# What to work on:
Reproduce exactly the lines below, from the first one through the line containing "const ref = useRef<HTMLCanvasElement", and omit any pictures.

# Provided data:
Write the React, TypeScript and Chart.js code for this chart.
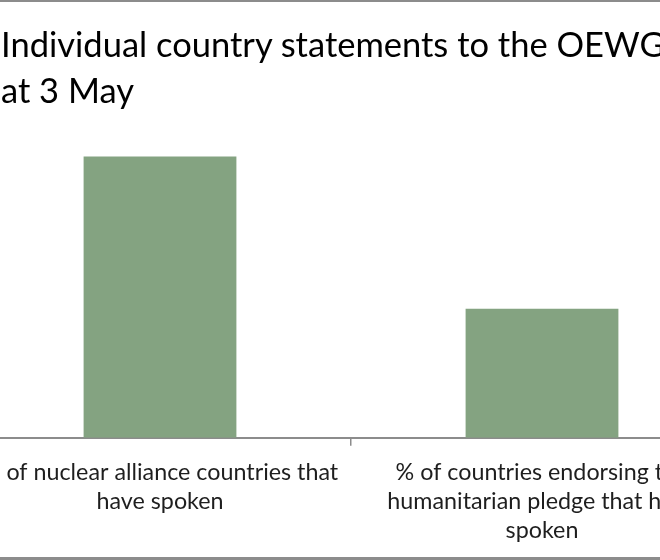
import { useEffect, useRef } from "react";
import { Chart, registerables } from "chart.js";

Chart.register(...registerables);

const categories: string[][] = [
  ["% of nuclear alliance countries that", "have spoken"],
  ["% of countries endorsing the", "humanitarian pledge that have", "spoken"],
];
const values: number[] = [65, 29.8];
const titleLines: string[] = ["Individual country statements to the OEWG as", "at 3 May"];

const BAR_COLOR = "#84a381";
const AXIS_COLOR = "#8c8c8c";
const FONT = "Lato, 'Open Sans', sans-serif";

export default function App() {
  const ref = useRef<HTMLCanvasElement | null>(null);

  useEffect(() => {
    if (!ref.current) return;
    const chart = new Chart(ref.current, {
      type: "bar",
      data: {
        labels: categories,
        datasets: [
          {
            data: values,
            backgroundColor: BAR_COLOR,
            borderWidth: 0,
            categoryPercentage: 1,
            barPercentage: 0.4,
          },
        ],
      },
      options: {
        animation: false,
        responsive: false,
        maintainAspectRatio: false,
        layout: { padding: { left: 29, right: 20, top: 5, bottom: 3 } },
        plugins: {
          legend: { display: false },
          title: { display: false },
          tooltip: { enabled: false },
        },
        scales: {
          x: {
            grid: {
              display: true,
              offset: true,
              drawOnChartArea: false,
              drawTicks: true,
              tickLength: 8,
              color: AXIS_COLOR,
              lineWidth: 1.5,
            },
            border: { display: true, color: AXIS_COLOR, width: 2 },
            ticks: {
              color: "#1e1e1e",
              font: { family: FONT, size: 23.3, lineHeight: 1.25 },
              maxRotation: 0,
              minRotation: 0,
              autoSkip: false,
              padding: 12,
            },
          },
          y: {
            display: false,
            min: 0,
            max: 100,
          },
        },
      },
    });
    return () => chart.destroy();
  }, []);

  return (
    <div
      style={{
        position: "fixed",
        left: 0,
        top: 0,
        width: 660,
        height: 560,
        overflow: "hidden",
        background: "#ffffff",
      }}
    >
      <canvas
        ref={ref}
        width={813}
        height={560}
        style={{ position: "absolute", left: -60, top: 0, width: 813, height: 560 }}
      />
      <div
        style={{
          position: "absolute",
          left: 1,
          top: 21,
          whiteSpace: "pre",
          fontFamily: FONT,
          fontSize: 34.5,
          lineHeight: "45.5px",
          color: "#000000",
        }}
      >
        {titleLines.map((t, i) => (
          <div key={i}>{t}</div>
        ))}
      </div>
      <div style={{ position: "absolute", left: 0, top: 0, width: 660, height: 2, background: "#8c8c8c" }} />
      <div style={{ position: "absolute", left: 0, top: 557, width: 660, height: 3, background: "#8c8c8c" }} />
    </div>
  );
}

# Final answer:
Write the React, TypeScript and Chart.js code for this chart.
import { useEffect, useRef } from "react";
import { Chart, registerables } from "chart.js";

Chart.register(...registerables);

const categories: string[][] = [
  ["% of nuclear alliance countries that", "have spoken"],
  ["% of countries endorsing the", "humanitarian pledge that have", "spoken"],
];
const values: number[] = [65, 29.8];
const titleLines: string[] = ["Individual country statements to the OEWG as", "at 3 May"];

const BAR_COLOR = "#84a381";
const AXIS_COLOR = "#8c8c8c";
const FONT = "Lato, 'Open Sans', sans-serif";

export default function App() {
  const ref = useRef<HTMLCanvasElement | null>(null);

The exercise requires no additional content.